Multi-stage configurations for central receiver hybrid gas-turbine thermosolar plants

Abstract

[EN]A thermodynamic model for hybrid Brayton thermosolar plants is proposed with the aim to analyze possible configurations with improved performance. In these plants an array of mirrors with a two-axis tracking system gathers solar power and redirects it to a central receiver. In turn the receiver acts as a heat exchanger that heats up a gaseous working fluid that runs a Brayton-like cycle. These plants also include a combustion chamber that ensures an approximately constant power output even during night or in periods with poor solar irradiance. Throughout the last years it has been demonstrated by means of experimental projects and prototypes that this concept is technically feasible but still R+D+i efforts are required in order to reach commercial feasibility. From the thermodynamic viewpoint it is necessary to increase overall plant efficiency. The model proposed in this paper is an extension of previous studies from our group that takes into consideration multi-stage configurations with an arbitrary number of compression steps with intercooling and expansion stages with reheating between turbines. The model is comprehensive and includes the main sources of losses in real plants: pressure decays in heat absorption and release, losses in compressors, turbines and heat exchangers, non-ideal recuperators and, of course, losses in the solar subsystem and combustion chamber. A numerical application is done taking as reference the data from the project Solugas, developed by the Abengoa Solar at the south of Spain.
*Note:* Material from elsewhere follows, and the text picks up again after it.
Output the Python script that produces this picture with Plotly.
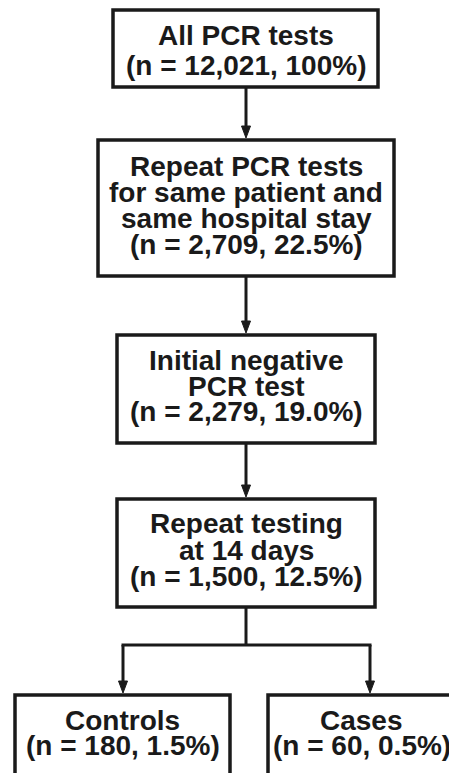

Several plant configurations are analyzed and also different working fluids checked, including air, nitrogen, carbon dioxide, and helium at subcritical conditions. It is concluded that for air, nitrogen and carbon dioxide, plant configurations with 2-3 compression/expansion steps are capable of achieving improved overall plant thermal efficiency (about 25% above single step plants) and also fuel conversion efficiency, i.e., lead to a considerable increase in power output without an appreciable increase in fuel consumption.